start Data extract

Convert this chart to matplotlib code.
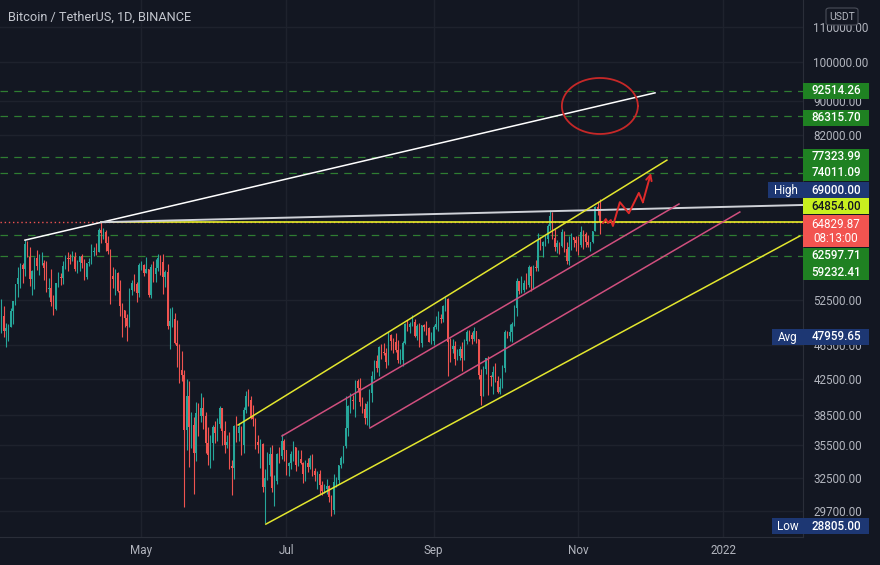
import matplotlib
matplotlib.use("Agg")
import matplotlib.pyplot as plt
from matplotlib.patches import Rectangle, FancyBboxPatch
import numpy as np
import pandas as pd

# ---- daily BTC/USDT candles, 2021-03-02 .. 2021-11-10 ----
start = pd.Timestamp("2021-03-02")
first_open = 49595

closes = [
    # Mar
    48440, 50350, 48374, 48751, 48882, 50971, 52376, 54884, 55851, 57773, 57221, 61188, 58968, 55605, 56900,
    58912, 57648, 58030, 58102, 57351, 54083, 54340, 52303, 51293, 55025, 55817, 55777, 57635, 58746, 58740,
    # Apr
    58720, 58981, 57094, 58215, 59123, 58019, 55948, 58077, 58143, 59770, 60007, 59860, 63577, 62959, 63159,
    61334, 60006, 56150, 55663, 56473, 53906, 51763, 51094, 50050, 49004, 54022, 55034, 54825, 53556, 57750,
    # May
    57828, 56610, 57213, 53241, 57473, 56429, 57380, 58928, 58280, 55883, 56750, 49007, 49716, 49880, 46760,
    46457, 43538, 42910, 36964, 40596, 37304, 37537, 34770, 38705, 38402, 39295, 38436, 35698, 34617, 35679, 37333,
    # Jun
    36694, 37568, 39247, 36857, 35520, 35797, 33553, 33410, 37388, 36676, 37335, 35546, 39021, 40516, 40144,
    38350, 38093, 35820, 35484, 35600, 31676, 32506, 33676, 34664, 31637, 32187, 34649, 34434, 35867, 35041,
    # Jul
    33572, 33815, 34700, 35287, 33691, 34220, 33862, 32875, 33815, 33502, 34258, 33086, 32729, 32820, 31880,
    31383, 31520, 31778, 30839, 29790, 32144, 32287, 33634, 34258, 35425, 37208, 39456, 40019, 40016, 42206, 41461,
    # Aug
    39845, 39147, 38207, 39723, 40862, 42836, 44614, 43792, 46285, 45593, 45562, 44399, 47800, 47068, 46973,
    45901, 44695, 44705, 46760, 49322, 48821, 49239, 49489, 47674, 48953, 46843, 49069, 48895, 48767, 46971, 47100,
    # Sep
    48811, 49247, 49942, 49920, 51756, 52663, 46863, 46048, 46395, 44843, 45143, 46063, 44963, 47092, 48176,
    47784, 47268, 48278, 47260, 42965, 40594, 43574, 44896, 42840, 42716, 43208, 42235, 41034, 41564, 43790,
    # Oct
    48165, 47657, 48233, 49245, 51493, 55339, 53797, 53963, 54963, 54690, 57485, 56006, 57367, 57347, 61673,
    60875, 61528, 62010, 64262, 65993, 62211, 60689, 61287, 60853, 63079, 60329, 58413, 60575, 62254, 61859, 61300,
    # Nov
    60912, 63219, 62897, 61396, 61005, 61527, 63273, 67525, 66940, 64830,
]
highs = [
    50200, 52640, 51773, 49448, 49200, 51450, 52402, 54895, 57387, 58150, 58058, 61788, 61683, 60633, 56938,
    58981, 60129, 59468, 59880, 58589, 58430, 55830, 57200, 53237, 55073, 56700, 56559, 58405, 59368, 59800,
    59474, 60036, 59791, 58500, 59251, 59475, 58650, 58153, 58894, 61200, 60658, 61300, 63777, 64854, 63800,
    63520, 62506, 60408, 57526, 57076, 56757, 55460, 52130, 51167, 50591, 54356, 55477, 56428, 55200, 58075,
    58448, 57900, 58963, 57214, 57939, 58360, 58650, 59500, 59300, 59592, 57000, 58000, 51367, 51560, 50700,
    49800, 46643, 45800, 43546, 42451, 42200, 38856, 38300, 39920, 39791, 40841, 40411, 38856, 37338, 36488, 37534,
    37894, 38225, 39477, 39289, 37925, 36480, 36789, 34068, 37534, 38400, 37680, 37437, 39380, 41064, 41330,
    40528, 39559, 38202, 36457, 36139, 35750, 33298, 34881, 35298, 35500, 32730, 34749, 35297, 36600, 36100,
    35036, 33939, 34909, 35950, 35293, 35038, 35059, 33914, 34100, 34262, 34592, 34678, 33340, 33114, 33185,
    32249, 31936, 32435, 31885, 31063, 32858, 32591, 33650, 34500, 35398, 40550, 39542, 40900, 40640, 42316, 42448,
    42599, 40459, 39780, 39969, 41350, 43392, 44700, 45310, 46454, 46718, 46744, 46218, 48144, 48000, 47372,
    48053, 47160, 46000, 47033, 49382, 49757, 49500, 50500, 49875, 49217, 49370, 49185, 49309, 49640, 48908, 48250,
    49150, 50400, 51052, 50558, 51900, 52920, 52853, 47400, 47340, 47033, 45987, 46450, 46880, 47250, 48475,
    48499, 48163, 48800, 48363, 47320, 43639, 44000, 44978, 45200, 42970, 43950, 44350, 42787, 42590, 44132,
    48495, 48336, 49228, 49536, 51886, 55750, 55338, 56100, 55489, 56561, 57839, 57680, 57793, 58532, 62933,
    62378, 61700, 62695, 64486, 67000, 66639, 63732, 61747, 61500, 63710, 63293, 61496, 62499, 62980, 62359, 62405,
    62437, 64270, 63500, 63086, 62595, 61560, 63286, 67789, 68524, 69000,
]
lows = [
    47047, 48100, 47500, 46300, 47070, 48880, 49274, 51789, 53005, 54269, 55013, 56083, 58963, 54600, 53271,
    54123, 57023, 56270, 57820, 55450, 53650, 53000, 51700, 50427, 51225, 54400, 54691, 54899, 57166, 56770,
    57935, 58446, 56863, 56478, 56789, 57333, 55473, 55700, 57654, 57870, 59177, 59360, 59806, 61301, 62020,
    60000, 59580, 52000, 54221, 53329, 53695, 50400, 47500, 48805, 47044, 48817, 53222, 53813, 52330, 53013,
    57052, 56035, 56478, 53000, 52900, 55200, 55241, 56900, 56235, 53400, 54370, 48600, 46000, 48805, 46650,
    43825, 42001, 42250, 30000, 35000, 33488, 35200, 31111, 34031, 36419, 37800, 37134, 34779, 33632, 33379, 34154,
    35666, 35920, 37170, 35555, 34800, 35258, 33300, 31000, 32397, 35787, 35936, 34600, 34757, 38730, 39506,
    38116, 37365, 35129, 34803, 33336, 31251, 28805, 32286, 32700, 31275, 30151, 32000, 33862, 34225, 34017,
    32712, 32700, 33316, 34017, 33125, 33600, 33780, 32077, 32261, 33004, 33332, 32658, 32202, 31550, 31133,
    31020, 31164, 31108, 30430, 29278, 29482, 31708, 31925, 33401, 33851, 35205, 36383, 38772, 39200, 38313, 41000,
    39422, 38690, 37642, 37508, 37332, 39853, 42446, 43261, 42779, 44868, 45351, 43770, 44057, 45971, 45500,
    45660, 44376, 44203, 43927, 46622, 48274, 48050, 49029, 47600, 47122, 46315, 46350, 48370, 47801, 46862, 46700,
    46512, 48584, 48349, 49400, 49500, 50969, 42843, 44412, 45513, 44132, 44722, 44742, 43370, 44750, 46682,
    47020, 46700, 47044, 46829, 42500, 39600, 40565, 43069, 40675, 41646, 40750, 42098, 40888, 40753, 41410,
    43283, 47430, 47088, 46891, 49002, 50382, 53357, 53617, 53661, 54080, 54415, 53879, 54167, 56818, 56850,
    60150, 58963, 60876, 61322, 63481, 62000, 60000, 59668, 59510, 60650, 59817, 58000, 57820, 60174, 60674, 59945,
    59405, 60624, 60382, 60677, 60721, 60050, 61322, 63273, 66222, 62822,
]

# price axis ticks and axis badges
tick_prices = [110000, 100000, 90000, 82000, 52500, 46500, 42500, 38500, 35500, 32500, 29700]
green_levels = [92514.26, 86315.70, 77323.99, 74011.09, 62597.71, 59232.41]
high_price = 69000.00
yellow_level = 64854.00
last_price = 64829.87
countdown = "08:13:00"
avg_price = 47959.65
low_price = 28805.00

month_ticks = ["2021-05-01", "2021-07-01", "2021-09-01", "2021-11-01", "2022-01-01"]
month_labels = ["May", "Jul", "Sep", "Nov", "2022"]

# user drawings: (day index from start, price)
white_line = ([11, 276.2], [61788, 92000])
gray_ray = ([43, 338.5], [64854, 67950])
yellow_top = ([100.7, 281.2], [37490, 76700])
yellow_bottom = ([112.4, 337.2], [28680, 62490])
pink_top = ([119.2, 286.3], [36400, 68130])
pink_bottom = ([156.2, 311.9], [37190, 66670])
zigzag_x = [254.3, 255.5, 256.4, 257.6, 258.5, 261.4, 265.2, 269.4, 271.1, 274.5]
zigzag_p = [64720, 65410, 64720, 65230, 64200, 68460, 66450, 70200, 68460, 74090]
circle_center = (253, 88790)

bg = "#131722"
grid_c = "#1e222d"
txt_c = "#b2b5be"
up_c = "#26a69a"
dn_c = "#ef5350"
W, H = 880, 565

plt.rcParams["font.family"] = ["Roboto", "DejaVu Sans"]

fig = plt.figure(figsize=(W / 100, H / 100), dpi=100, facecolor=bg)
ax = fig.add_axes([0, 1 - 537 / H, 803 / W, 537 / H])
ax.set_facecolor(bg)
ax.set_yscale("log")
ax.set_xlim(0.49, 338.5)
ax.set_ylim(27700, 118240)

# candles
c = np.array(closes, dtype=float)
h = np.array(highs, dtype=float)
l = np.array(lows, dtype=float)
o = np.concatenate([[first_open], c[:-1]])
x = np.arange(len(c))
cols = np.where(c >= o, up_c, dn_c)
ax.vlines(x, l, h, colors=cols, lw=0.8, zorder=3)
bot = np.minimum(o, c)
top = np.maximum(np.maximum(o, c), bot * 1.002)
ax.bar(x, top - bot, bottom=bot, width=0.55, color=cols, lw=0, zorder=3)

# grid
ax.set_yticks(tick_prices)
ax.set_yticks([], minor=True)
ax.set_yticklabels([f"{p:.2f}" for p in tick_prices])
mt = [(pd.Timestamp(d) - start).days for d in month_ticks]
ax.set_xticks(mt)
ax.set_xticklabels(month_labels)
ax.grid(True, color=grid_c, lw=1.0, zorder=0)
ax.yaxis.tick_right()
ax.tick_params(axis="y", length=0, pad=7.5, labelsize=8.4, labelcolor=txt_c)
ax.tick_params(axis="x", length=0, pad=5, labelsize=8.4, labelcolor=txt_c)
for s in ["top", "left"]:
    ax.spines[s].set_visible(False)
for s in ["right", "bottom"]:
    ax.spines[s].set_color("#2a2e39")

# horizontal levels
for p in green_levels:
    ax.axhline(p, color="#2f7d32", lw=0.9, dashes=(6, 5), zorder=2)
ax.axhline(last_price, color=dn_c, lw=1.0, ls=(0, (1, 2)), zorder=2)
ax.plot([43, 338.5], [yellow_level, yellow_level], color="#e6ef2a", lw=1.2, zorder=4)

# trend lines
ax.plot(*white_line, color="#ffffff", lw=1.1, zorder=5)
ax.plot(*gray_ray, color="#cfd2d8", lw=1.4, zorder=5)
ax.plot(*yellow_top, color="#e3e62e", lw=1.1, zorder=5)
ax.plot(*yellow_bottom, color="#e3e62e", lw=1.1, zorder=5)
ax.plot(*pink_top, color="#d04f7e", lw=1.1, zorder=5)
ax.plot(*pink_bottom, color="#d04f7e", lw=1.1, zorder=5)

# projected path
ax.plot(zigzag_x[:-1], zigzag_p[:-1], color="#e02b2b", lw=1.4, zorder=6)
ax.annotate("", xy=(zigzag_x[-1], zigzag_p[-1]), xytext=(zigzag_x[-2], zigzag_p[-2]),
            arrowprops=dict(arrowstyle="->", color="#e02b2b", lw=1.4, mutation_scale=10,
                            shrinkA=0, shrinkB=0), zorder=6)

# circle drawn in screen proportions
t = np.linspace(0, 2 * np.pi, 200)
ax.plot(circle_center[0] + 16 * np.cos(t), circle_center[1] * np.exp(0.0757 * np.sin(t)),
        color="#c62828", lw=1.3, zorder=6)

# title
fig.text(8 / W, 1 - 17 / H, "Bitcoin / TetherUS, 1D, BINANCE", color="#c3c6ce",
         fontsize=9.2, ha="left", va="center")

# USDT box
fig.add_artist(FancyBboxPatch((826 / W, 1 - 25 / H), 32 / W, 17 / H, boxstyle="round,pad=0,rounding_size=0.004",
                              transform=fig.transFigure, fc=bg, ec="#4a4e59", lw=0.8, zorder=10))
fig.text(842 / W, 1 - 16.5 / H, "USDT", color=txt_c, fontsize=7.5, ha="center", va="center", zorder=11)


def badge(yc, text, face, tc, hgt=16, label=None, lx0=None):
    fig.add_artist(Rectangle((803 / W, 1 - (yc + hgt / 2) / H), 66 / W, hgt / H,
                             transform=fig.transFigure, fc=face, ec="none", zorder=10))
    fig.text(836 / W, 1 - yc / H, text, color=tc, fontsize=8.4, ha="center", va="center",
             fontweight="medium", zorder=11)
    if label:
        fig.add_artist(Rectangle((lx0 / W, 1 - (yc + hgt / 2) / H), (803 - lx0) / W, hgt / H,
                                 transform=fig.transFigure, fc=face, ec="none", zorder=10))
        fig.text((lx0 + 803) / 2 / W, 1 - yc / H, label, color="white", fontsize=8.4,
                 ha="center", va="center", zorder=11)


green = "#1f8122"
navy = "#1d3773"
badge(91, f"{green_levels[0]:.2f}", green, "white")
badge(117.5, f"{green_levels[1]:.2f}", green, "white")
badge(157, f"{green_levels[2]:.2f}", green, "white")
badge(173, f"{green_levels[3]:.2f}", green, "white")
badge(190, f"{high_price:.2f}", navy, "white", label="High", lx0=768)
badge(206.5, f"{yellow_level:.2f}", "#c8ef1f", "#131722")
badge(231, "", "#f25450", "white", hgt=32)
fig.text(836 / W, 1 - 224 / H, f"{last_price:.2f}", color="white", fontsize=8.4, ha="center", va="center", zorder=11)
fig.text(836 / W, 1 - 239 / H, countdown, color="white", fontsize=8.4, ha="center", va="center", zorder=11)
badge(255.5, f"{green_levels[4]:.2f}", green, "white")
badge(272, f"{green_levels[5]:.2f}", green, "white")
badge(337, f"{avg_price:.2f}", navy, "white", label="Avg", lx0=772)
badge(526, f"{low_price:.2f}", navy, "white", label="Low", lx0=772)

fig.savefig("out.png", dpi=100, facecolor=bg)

end Data extract
start Data extract

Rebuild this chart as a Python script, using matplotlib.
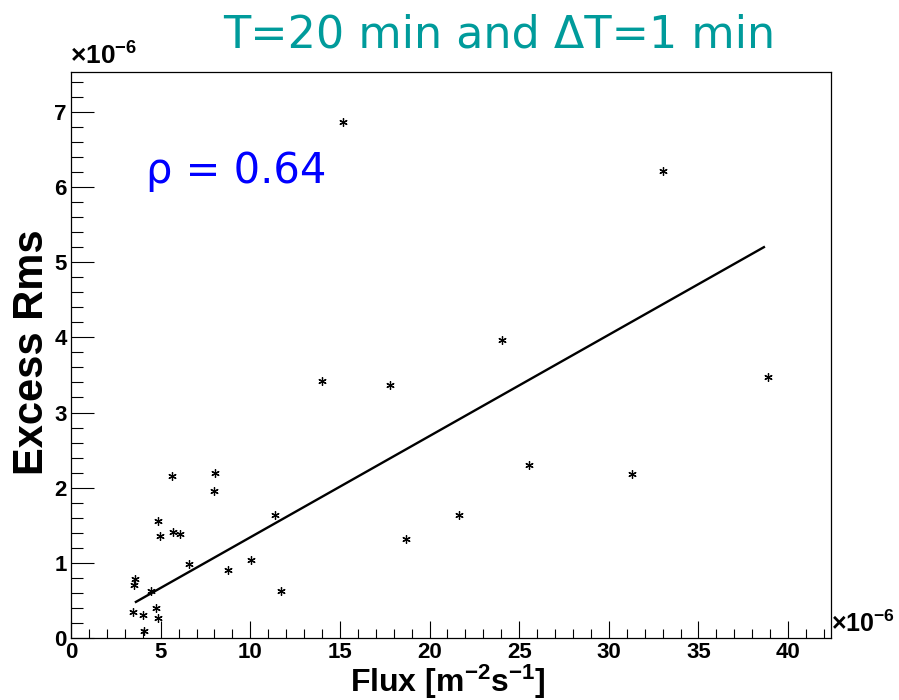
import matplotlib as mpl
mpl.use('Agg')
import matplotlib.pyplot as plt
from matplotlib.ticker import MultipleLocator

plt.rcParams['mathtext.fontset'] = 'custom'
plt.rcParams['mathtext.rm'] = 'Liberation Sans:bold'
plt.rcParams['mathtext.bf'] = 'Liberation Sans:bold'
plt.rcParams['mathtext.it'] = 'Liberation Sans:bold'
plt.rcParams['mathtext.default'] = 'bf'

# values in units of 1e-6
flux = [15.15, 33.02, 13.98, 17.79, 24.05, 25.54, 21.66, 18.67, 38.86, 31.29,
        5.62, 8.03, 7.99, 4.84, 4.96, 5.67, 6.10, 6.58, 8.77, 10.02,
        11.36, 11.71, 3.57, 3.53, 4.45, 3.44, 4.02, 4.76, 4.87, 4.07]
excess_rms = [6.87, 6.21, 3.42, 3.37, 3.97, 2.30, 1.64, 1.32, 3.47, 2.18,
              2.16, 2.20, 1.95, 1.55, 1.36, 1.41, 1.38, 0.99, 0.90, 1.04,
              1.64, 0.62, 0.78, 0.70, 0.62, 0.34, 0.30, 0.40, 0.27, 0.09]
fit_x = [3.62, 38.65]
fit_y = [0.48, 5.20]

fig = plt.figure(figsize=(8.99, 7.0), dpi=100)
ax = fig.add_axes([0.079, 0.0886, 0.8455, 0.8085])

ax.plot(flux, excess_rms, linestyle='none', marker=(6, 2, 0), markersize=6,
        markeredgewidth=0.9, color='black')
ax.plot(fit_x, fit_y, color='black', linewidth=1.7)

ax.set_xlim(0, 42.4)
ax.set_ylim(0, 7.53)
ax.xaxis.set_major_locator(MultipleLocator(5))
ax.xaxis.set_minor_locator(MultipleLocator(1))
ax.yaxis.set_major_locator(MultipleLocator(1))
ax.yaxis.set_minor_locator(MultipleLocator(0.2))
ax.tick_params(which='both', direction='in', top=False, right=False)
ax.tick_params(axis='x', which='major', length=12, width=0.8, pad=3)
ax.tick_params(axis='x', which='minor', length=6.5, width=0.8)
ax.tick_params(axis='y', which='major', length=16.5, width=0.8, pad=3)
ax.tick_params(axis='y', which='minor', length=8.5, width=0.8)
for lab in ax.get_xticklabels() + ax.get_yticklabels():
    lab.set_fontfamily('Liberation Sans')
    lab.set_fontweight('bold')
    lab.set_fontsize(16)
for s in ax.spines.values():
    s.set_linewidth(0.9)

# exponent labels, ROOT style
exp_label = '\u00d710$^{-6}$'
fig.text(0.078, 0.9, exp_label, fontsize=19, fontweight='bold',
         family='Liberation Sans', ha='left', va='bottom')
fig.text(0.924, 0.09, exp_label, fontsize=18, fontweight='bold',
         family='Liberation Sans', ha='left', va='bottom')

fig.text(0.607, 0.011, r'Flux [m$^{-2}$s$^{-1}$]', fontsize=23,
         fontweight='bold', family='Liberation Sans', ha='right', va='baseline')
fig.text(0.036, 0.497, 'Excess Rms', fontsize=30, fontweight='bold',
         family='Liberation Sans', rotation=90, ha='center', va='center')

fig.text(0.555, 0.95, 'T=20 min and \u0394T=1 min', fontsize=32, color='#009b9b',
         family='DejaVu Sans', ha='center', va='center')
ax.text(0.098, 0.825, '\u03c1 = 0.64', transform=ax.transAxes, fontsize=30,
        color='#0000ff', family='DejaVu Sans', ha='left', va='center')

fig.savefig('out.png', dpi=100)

end Data extract

* The exercise:
Extract the part of the records that opens with the line containing "Rebuild this chart" and closes with the line containing "ax = fig.add_axes([0.079, 0.0886, 0.8455, 0.8085])". Take only those lines, exactly, and no pictures.

* The solution:
Rebuild this chart as a Python script, using matplotlib.
import matplotlib as mpl
mpl.use('Agg')
import matplotlib.pyplot as plt
from matplotlib.ticker import MultipleLocator

plt.rcParams['mathtext.fontset'] = 'custom'
plt.rcParams['mathtext.rm'] = 'Liberation Sans:bold'
plt.rcParams['mathtext.bf'] = 'Liberation Sans:bold'
plt.rcParams['mathtext.it'] = 'Liberation Sans:bold'
plt.rcParams['mathtext.default'] = 'bf'

# values in units of 1e-6
flux = [15.15, 33.02, 13.98, 17.79, 24.05, 25.54, 21.66, 18.67, 38.86, 31.29,
        5.62, 8.03, 7.99, 4.84, 4.96, 5.67, 6.10, 6.58, 8.77, 10.02,
        11.36, 11.71, 3.57, 3.53, 4.45, 3.44, 4.02, 4.76, 4.87, 4.07]
excess_rms = [6.87, 6.21, 3.42, 3.37, 3.97, 2.30, 1.64, 1.32, 3.47, 2.18,
              2.16, 2.20, 1.95, 1.55, 1.36, 1.41, 1.38, 0.99, 0.90, 1.04,
              1.64, 0.62, 0.78, 0.70, 0.62, 0.34, 0.30, 0.40, 0.27, 0.09]
fit_x = [3.62, 38.65]
fit_y = [0.48, 5.20]

fig = plt.figure(figsize=(8.99, 7.0), dpi=100)
ax = fig.add_axes([0.079, 0.0886, 0.8455, 0.8085])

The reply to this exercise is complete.